Leadership – 5th in A Series

Ed BurghardPractical Tips On Getting The Most Out Of People You Lead

Enabling people to achieve their maximum potential is both challenging and rewarding as a manager. But, it is an integral part of being a great leader. Development happens best when there is a genuine partnership between a leader and the person they are leading. It requires a level of trust where both parties know the other person “has their back”.

Clearly, it is not easy. And, there is no single way to effectively develop people. You need to find a way that work with your personal style. But there are some tips I can offer based on what I learned in my career that you might find helpful (or at least interesting).


This blog post is the 5th in a series on the subject of leadership.  The following links will take you to the other posts.

1st in a series

2nd in a series

3rd in a series

4th in a series

Leadership 5

Tips For Success

  • Invest time in creating a work relationship. It is important to get to know the people who are working with and for you. Share backgrounds, interests, and your core values. Find common ground to make a personal connection. Talk about your preferred way of working and communicating. Importantly, talk about how you will give feedback so the person is not surprised. To get the most out of somebody, you have to know them well enough to assess their true potential. Talk about what you like and dislike (what motivates or de-motivates you). It doesn’t mean you need to make the person your closest friend, but you do need to know them as a person.
  • Set clear performance expectations. You need to invest enough time when assigning a task to talk about what success looks like.
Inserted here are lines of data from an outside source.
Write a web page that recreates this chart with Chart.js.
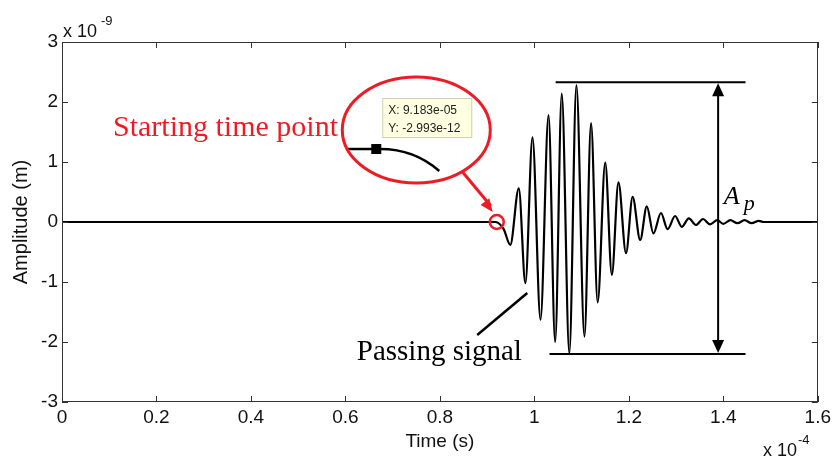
<!DOCTYPE html>
<html><head><meta charset="utf-8">
<script src="https://cdn.jsdelivr.net/npm/chart.js@4/dist/chart.umd.min.js"></script>
<style>html,body{margin:0;padding:0;background:#fff}#wrap{width:835px;height:461px;position:relative}</style>
</head><body><div id="wrap"><canvas id="c" width="835" height="461"></canvas></div>
<script>
// Time in units of 1e-4 s, amplitude in units of 1e-9 m
const timeE4 = [0, 0.918, 0.935, 0.949, 0.967, 0.981, 0.996, 1.013, 1.030, 1.044, 1.058, 1.074, 1.089, 1.106, 1.120, 1.134, 1.150, 1.164, 1.178, 1.194, 1.208, 1.224, 1.238, 1.252, 1.268, 1.282, 1.298, 1.312, 1.327, 1.342, 1.357, 1.372, 1.387, 1.400, 1.415, 1.430, 1.445, 1.460, 1.475, 1.485, 1.6];
const amplitudeE9 = [0, 0, -0.12, -0.38, 0.56, -1.02, 1.41, -1.63, 1.78, -2.00, 2.14, -2.19, 2.28, -1.91, 1.65, -1.34, 0.99, -0.88, 0.66, -0.52, 0.42, -0.30, 0.26, -0.19, 0.15, -0.12, 0.10, -0.08, 0.06, -0.05, 0.05, -0.04, 0.03, -0.03, 0.03, -0.02, 0.03, -0.02, 0.02, 0, 0];
const xTickLabels = ['0', '0.2', '0.4', '0.6', '0.8', '1', '1.2', '1.4', '1.6'];
const yTickLabels = ['-3', '-2', '-1', '0', '1', '2', '3'];
const startPoint = {t: 0.9183, a: -0.002993};
const apTop = 2.33, apBottom = -2.2, apX = 1.389;

const SANS = "'Liberation Sans', Arial, sans-serif";
const SERIF = "'Liberation Serif', 'Times New Roman', serif";
const RED = 'rgb(236,28,36)';

function seg(ctx, x1, y1, x2, y2) { ctx.beginPath(); ctx.moveTo(x1, y1); ctx.lineTo(x2, y2); ctx.stroke(); }
function head(ctx, tx, ty, fx, fy, len, w) {
  const ang = Math.atan2(ty - fy, tx - fx);
  ctx.beginPath();
  ctx.moveTo(tx, ty);
  ctx.lineTo(tx - len * Math.cos(ang) + w / 2 * Math.sin(ang), ty - len * Math.sin(ang) - w / 2 * Math.cos(ang));
  ctx.lineTo(tx - len * Math.cos(ang) - w / 2 * Math.sin(ang), ty - len * Math.sin(ang) + w / 2 * Math.cos(ang));
  ctx.closePath(); ctx.fill();
}

const annot = {
  id: 'annot',
  afterDatasetsDraw(chart) {
    const {ctx, chartArea: a, scales: {x, y}} = chart;
    const X = v => x.getPixelForValue(v), Y = v => y.getPixelForValue(v);
    ctx.save();
    // axes box + inner ticks
    ctx.strokeStyle = '#333'; ctx.lineWidth = 1;
    ctx.strokeRect(Math.round(a.left) + 0.5, Math.round(a.top) + 0.5, Math.round(a.right - a.left) - 1, Math.round(a.bottom - a.top) - 1);
    x.ticks.forEach(t => { const p = Math.round(X(t.value)) + 0.5; seg(ctx, p, a.bottom, p, a.bottom - 6); seg(ctx, p, a.top, p, a.top + 6); });
    y.ticks.forEach(t => { const p = Math.round(Y(t.value)) + 0.5; seg(ctx, a.left, p, a.left + 6, p); seg(ctx, a.right, p, a.right - 6, p); });
    // exponent labels
    ctx.fillStyle = '#111'; ctx.textBaseline = 'alphabetic'; ctx.textAlign = 'left';
    ctx.font = '18px ' + SANS; ctx.fillText('x 10', 63, 37);
    ctx.font = '13px ' + SANS; ctx.fillText('-9', 101, 25);
    ctx.font = '18px ' + SANS; ctx.fillText('x 10', 763, 456);
    ctx.font = '13px ' + SANS; ctx.fillText('-4', 798, 444);

    // A_p double arrow
    ctx.strokeStyle = '#000'; ctx.fillStyle = '#000'; ctx.lineWidth = 2;
    seg(ctx, X(1.045), Y(apTop), X(1.447), Y(apTop));
    seg(ctx, X(1.032), Y(apBottom), X(1.447), Y(apBottom));
    seg(ctx, X(apX), Y(apTop) + 10, X(apX), Y(apBottom) - 10);
    head(ctx, X(apX), Y(apTop) + 1, X(apX), Y(0), 13, 12);
    head(ctx, X(apX), Y(apBottom) - 1, X(apX), Y(0), 13, 12);
    ctx.font = 'italic 26px ' + SERIF; ctx.fillText('A', X(1.401), Y(0.3));
    ctx.font = 'italic 22px ' + SERIF; ctx.fillText('p', X(1.443), Y(0.2));

    // Passing signal
    ctx.lineWidth = 2.5;
    seg(ctx, X(0.879), Y(-1.883), X(0.985), Y(-1.183));
    ctx.font = '29px ' + SERIF; ctx.fillText('Passing signal', X(0.624), Y(-2.3));

    // Starting time point
    ctx.fillStyle = RED; ctx.font = '30px ' + SERIF;
    ctx.fillText('Starting time point', X(0.108), Y(1.433));
    const cx = X(0.750), cy = Y(1.533);
    // magnified inset
    ctx.strokeStyle = '#000'; ctx.lineWidth = 2.5;
    seg(ctx, cx - 69, cy + 19, cx - 40, cy + 19);
    ctx.beginPath(); ctx.moveTo(cx - 36, cy + 19); ctx.quadraticCurveTo(cx - 2, cy + 19, cx + 23, cy + 41); ctx.stroke();
    ctx.fillStyle = '#000'; ctx.fillRect(cx - 45, cy + 14, 10, 10);
    ctx.fillStyle = '#ffffe1'; ctx.strokeStyle = '#cfcfb8'; ctx.lineWidth = 1;
    ctx.fillRect(cx - 34, cy - 32, 90, 40); ctx.strokeRect(cx - 33.5, cy - 31.5, 89, 39);
    ctx.fillStyle = '#222'; ctx.font = '12px ' + SANS;
    ctx.fillText('X: 9.183e-05', cx - 28, cy - 16);
    ctx.fillText('Y: -2.993e-12', cx - 28, cy + 2);
    // ellipse
    ctx.strokeStyle = RED; ctx.fillStyle = RED; ctx.lineWidth = 3;
    ctx.beginPath(); ctx.ellipse(cx, cy, 74, 53, 0, 0, Math.PI * 2); ctx.stroke();
    // arrow to starting point
    const sx = X(startPoint.t), sy = Y(0);
    seg(ctx, X(0.848), Y(0.833), sx - 5, sy - 16);
    head(ctx, sx - 3, sy - 10, X(0.848), Y(0.833), 13, 11);
    ctx.lineWidth = 2.5;
    ctx.beginPath(); ctx.arc(sx + 1, sy, 7, 0, Math.PI * 2); ctx.stroke();
    ctx.restore();
  }
};

const tickFont = {family: SANS, size: 19};
new Chart(document.getElementById('c'), {
  type: 'line',
  data: {
    datasets: [{
      data: timeE4.map((t, i) => ({x: t, y: amplitudeE9[i]})),
      borderColor: '#000', borderWidth: 2.2, pointRadius: 0, cubicInterpolationMode: 'monotone', fill: false
    }]
  },
  options: {
    responsive: false, animation: false,
    layout: {padding: {left: 0, right: 16, top: 42, bottom: 0}},
    plugins: {legend: {display: false}, tooltip: {enabled: false}},
    scales: {
      x: {
        type: 'linear', min: 0, max: 1.6,
        ticks: {stepSize: 0.2, autoSkip: false, maxRotation: 0, padding: 4, color: '#111', font: tickFont,
          callback: (v, i) => xTickLabels[i]},
        grid: {display: false, drawTicks: false}, border: {display: false},
        title: {display: true, text: 'Time (s)', color: '#111', font: {family: SANS, size: 19}, padding: {top: 0, bottom: 8}},
        afterFit(s) { s.height = 59; }
      },
      y: {
        min: -3, max: 3,
        ticks: {stepSize: 1, padding: 4, color: '#111', font: tickFont, callback: (v, i) => yTickLabels[i]},
        grid: {display: false, drawTicks: false}, border: {display: false},
        title: {display: true, text: 'Amplitude (m)', color: '#111', font: {family: SANS, size: 20}, padding: {top: 9, bottom: 0}},
        afterFit(s) { s.width = 62; }
      }
    }
  },
  plugins: [annot]
});
</script></body></html>
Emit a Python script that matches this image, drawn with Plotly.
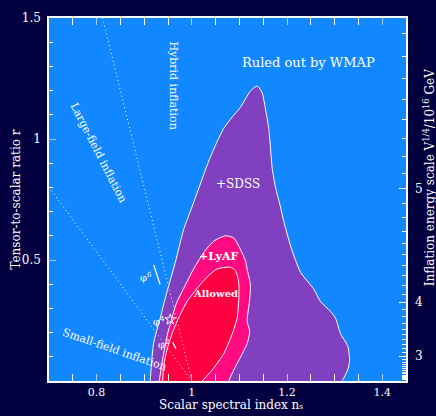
import numpy as np
import plotly.graph_objects as go

# ---------------- data ----------------
SDSS_NS = [0.9126, 0.9196, 0.9337, 0.9478, 0.9653, 0.9827, 1.0004, 1.0179, 1.0354, 1.0531,
           1.0669, 1.0846, 1.1021, 1.1232, 1.1373, 1.1478, 1.1547, 1.1617, 1.1653, 1.1688,
           1.1758, 1.1863, 1.1933, 1.2074, 1.2284, 1.2558, 1.2705, 1.2916, 1.3021, 1.3126,
           1.3274, 1.3316, 1.3274, 1.3168, 1.3150]
SDSS_R = [0.000, 0.154, 0.260, 0.368, 0.490, 0.625, 0.719, 0.814, 0.908, 0.989,
          1.043, 1.090, 1.131, 1.198, 1.219, 1.191, 1.124, 1.043, 0.962, 0.881,
          0.800, 0.719, 0.659, 0.559, 0.449, 0.381, 0.328, 0.287, 0.259, 0.194,
          0.146, 0.085, 0.045, 0.004, 0.000]

LYA_NS = [0.9316, 0.9400, 0.9505, 0.9547, 0.9674, 0.9827, 1.0038, 1.0248, 1.0459, 1.0705,
          1.0880, 1.1021, 1.1126, 1.1162, 1.1232, 1.1211, 1.1162, 1.1217, 1.1162, 1.1021,
          1.0880, 1.0775]
LYA_R = [0.000, 0.105, 0.206, 0.235, 0.320, 0.382, 0.463, 0.530, 0.578, 0.600,
         0.591, 0.544, 0.497, 0.463, 0.396, 0.328, 0.247, 0.206, 0.154, 0.098,
         0.045, 0.000]

ALW_NS = [0.9389, 0.9406, 0.9474, 0.9583, 0.9722, 0.9899, 1.0109, 1.0320, 1.0531, 1.0811,
          1.0916, 1.0985, 1.0990, 1.0952, 1.0846, 1.0669, 1.0425, 1.0215]
ALW_R = [0.000, 0.057, 0.126, 0.194, 0.260, 0.328, 0.382, 0.429, 0.463, 0.470,
         0.456, 0.409, 0.350, 0.260, 0.193, 0.112, 0.045, 0.000]

# model-class boundaries (dotted)
HYB_NS = [0.8125, 1.0]      # r = 8(1-n_s)
HYB_R = [1.5, 0.0]
SMALL_NS = [0.70, 1.0]      # r = 8/3 (1-n_s)
SMALL_R = [0.80, 0.0]

# phi^p predictions
PHI6_NS = [0.920, 0.9333]
PHI6_R = [0.480, 0.400]
PHI2_NS = [0.960, 0.9667]
PHI2_R = [0.160, 0.1333]
PHI4_NS = [0.9547]
PHI4_R = [0.254]

# right axis: V^{1/4}/10^16 GeV = C * r^{1/4}
V_C = 5.297
V_MAJOR = [3, 4, 5]
V_MINOR = [round(v, 1) for v in np.arange(1.0, 5.85, 0.1) if round(v, 1) not in (3.0, 4.0, 5.0)]

X_RANGE = [0.7, 1.45]
Y_RANGE = [0.0, 1.5]

# ---------------- styling ----------------
BG = "#02003f"
BLUE = "#1188ff"
PURPLE = "#8040c0"
MAGENTA = "#ff0a80"
RED = "#ff0040"
SERIF = "DejaVu Serif"

fig = go.Figure()

def region(xs, ys, color):
    fig.add_trace(go.Scatter(x=xs, y=ys, mode="lines", fill="toself", fillcolor=color,
                             line=dict(color="white", width=1, shape="spline", smoothing=0.6),
                             hoverinfo="skip", showlegend=False))

region(SDSS_NS, SDSS_R, PURPLE)
region(LYA_NS, LYA_R, MAGENTA)
region(ALW_NS, ALW_R, RED)

for xs, ys in [(HYB_NS, HYB_R), (SMALL_NS, SMALL_R)]:
    fig.add_trace(go.Scatter(x=xs, y=ys, mode="lines",
                             line=dict(color="white", width=1, dash="1px,3px"),
                             hoverinfo="skip", showlegend=False))

for xs, ys in [(PHI6_NS, PHI6_R), (PHI2_NS, PHI2_R)]:
    fig.add_trace(go.Scatter(x=xs, y=ys, mode="lines", line=dict(color="white", width=1.3),
                             hoverinfo="skip", showlegend=False))

fig.add_trace(go.Scatter(x=PHI4_NS, y=PHI4_R, mode="markers",
                         marker=dict(symbol="star-open", size=8, color="white", line=dict(width=1, color="white")),
                         hoverinfo="skip", showlegend=False))

# dummy trace so the right axis is drawn
fig.add_trace(go.Scatter(x=[1.0], y=[0.5], yaxis="y2", mode="markers",
                         marker=dict(opacity=0), hoverinfo="skip", showlegend=False))

def r_of_v(v):
    return float((v / V_C) ** 4)

ann = []
def label(text, x, y, size, angle=0, bold=False, font=SERIF):
    if bold:
        text = "<b>" + text + "</b>"
    ann.append(dict(text=text, x=x, y=y, xref="x", yref="y", showarrow=False,
                    textangle=angle, font=dict(family=font, size=size, color="white"),
                    xanchor="center", yanchor="middle"))

label("Ruled out by WMAP", 1.2453, 1.316, 13)
label("+SDSS", 1.0979, 0.814, 12)
label("+LyAF", 1.0558, 0.514, 11, bold=True)
label("Allowed", 1.0495, 0.360, 10, bold=True)
label("Hybrid inflation", 0.9617, 1.223, 11, angle=90)
label("Large-field inflation", 0.8032, 0.943, 11, angle=63)
label("Small-field inflation", 0.8368, 0.130, 11, angle=19)
label("φ<sup>6</sup>", 0.9042, 0.429, 10)
label("φ<sup>4</sup>", 0.9301, 0.247, 10)
label("φ<sup>2</sup>", 0.9406, 0.153, 10)

# right-axis tick labels (energy scale)
for v in V_MAJOR:
    ann.append(dict(text=str(v), xref="paper", yref="y", x=1.0, y=r_of_v(v), xshift=7,
                    showarrow=False, xanchor="left", yanchor="middle",
                    font=dict(family=SERIF, size=12, color="white")))

# axis titles
ann.append(dict(text="Scalar spectral index nₛ", xref="paper", yref="paper",
                x=0.51, y=-0.0919, showarrow=False, xanchor="center", yanchor="bottom",
                font=dict(family=SERIF, size=12, color="white")))
ann.append(dict(text="Tensor-to-scalar ratio r", xref="paper", yref="paper",
                x=-0.095, y=0.5, showarrow=False, textangle=-90, xanchor="center", yanchor="middle",
                font=dict(family=SERIF, size=12, color="white")))
ann.append(dict(text="Inflation energy scale V<sup>1/4</sup>/10<sup>16</sup> GeV", xref="paper", yref="paper",
                x=1.063, y=0.56, showarrow=False, textangle=-90, xanchor="center", yanchor="middle",
                font=dict(family=SERIF, size=12, color="white")))

tickfont = dict(family=SERIF, size=12, color="white")
xtickfont = dict(family=SERIF, size=11, color="white")

fig.update_layout(
    width=436, height=416,
    margin=dict(l=49, r=30, t=11, b=35, pad=0),
    paper_bgcolor=BG, plot_bgcolor=BLUE,
    showlegend=False,
    annotations=ann,
    xaxis=dict(range=X_RANGE, tickvals=[0.8, 1.0, 1.2, 1.4], ticktext=["0.8", "1", "1.2", "1.4"],
               ticks="inside", ticklen=7, tickwidth=1, tickcolor="#9fd0ff",
               minor=dict(dtick=0.05, tick0=0.7, ticks="inside", ticklen=4, tickcolor="white", showgrid=False),
               showline=True, linecolor="white", linewidth=1.5, mirror="allticks",
               showgrid=False, zeroline=False, tickfont=xtickfont, ticklabelstandoff=0),
    yaxis=dict(range=Y_RANGE, tickvals=[0.5, 1.0, 1.5], ticktext=["0.5", "1", "1.5"],
               ticks="inside", ticklen=7, tickwidth=1, tickcolor="#9fd0ff",
               minor=dict(dtick=0.1, tick0=0, ticks="inside", ticklen=4, tickcolor="white", showgrid=False),
               showline=True, linecolor="white", linewidth=1.5, mirror=True,
               showgrid=False, zeroline=False, tickfont=tickfont, ticklabelstandoff=4),
    yaxis2=dict(range=Y_RANGE, overlaying="y", side="right",
                tickmode="array",
                tickvals=[r_of_v(v) for v in V_MAJOR], ticktext=["", "", ""],
                ticks="inside", ticklen=7, tickwidth=1, tickcolor="white",
                minor=dict(tickmode="array", tickvals=[r_of_v(v) for v in V_MINOR], ticks="inside", ticklen=4,
                           tickcolor="white", showgrid=False),
                showline=False, showgrid=False, zeroline=False, showticklabels=False),
)

fig.write_html("out.html")
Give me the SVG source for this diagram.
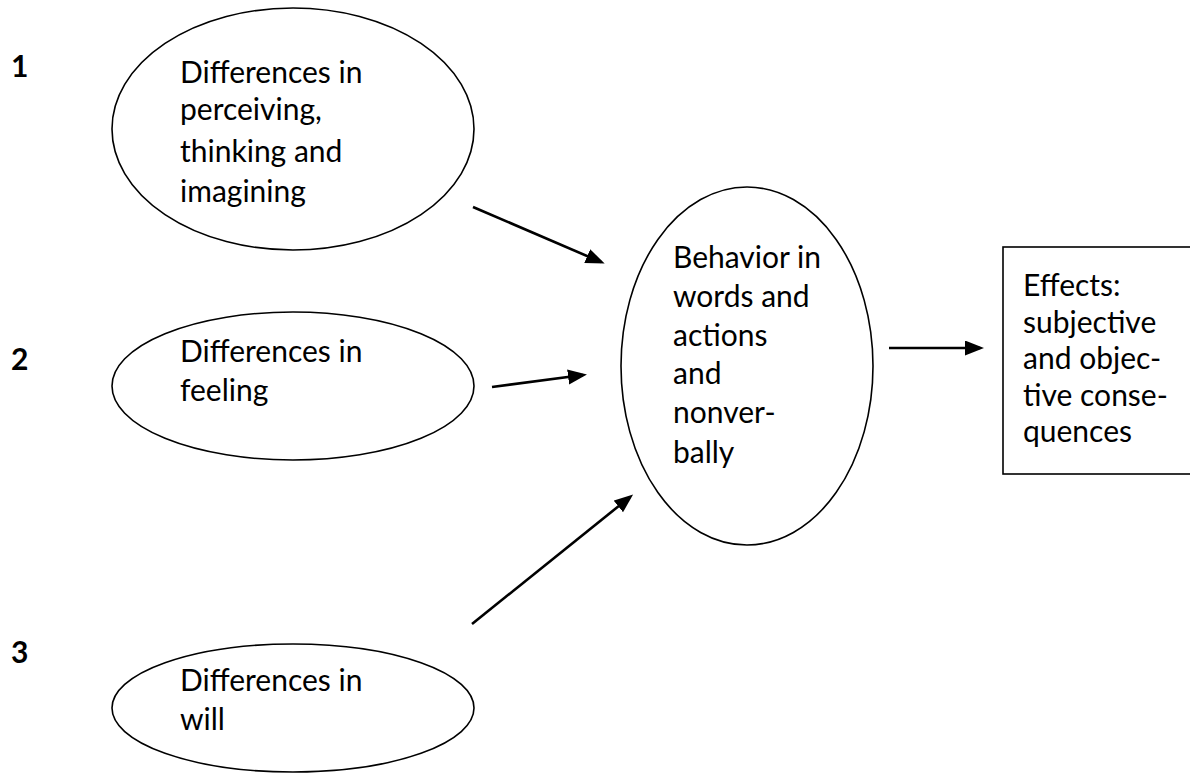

Explain how completion of the task helps achieve the bigger organizational objectives. Ensure the person knows how his/her work fits in strategically. People want to make a personal difference, but it isn’t always clear how their role contributes to the bigger picture. If there are unwritten protocols, let the person know. Set measurable and time bound objectives so there is no surprise when you check-in on progress.
  • Don’t assume people understand. Create a relationship where it is okay to ask questions. Make time to be a sounding board for ideas. Coach on how to anticipate questions and/or problems so the information needed to resolve them is available. Emphasize the need for follow-through on commitments. Create a sense of urgency to ensure work gets done expeditiously. Take the time to review the status of projects weekly. You may be amazed how much you can accomplish over a cup of coffee.
  • Regularly provide direct and honest feedback. People need to know you care about their individual success. This is accomplished by having an honest discussion on how well the person is meeting your expectations. Many leaders gloss over in-process feedback and deliver a “judgment” during an annual performance review (if ever). You need to adopt the mentality that the person’s success is your success, and their failure is also your responsibility. Bad behaviors need to be addressed and corrected quickly before they become career-limiting habits.
  • Provide examples of what good looks like. Spend the time coaching to ensure quality of work and effectiveness of results. How a person achieves a goal is important. Encourage approaches that build a positive reputation for the person so people want to work with him/her. Don’t give the person answers, give him/her guidance. If a problem needs to be solved, teach the person how to solve it so the next time it can be done without your help. Teach skill development and problem solving methods.
  • Don’t confuse a person’s style with results. There are typically many ways to achieve an objective. Your way is not the only one, nor is it necessarily the best one. Keep your focus on the end result and allow the person as much latitude on the process as possible. Course correct only if you feel the path will not lead to success. As a leader, you need to be able to motivate and get the most of people who are different than you. Often, this requires you to step outside your comfort zone. View it as a personal growth opportunity and seize it enthusiastically. You will probably learn something.
  • Deliver the right level of coaching for the person’s experience. New people require more coaching than experienced people. The conversations you have with people will be impacted by how much they do or do not know. Be more directive with inexperienced people and give people with experience greater latitude to be innovative.
  • Encourage a reasonable work/life balance. Don’t encourage a 24×7 attitude in the people you lead. Make it okay to invest in interests outside of work. Lead by example. Studies show that people with a balanced life are happier and more productive. A little encouragement on your part will have a profound positive impact on the people you lead.
  • Use other resources to help the person develop. In addition to your 1:1 coaching, encourage people to leverage all resources (e.g. training sessions, reading books, online seminars, conversations with subject matter experts, etc.) that can help them be even more successful. Getting a well rounded look at a challenge helps deliver a more robust and sustainable solution. It takes a village to develop the next generation of leaders. Encourage the people you work with to be proactive in using the resources around them to be successful.


The above is not intended to be a comprehensive description of a leader. The list simply represents notes I took from a lecture or training course. But, I hope the concepts have the power to make you reflect on the subject, and maybe do a little introspection regarding your leadership mastery.

From the list, was there any thought that struck you as an “Ah Ha”? Did you disagree with any? Which thoughts in the above list do you feel are the most important?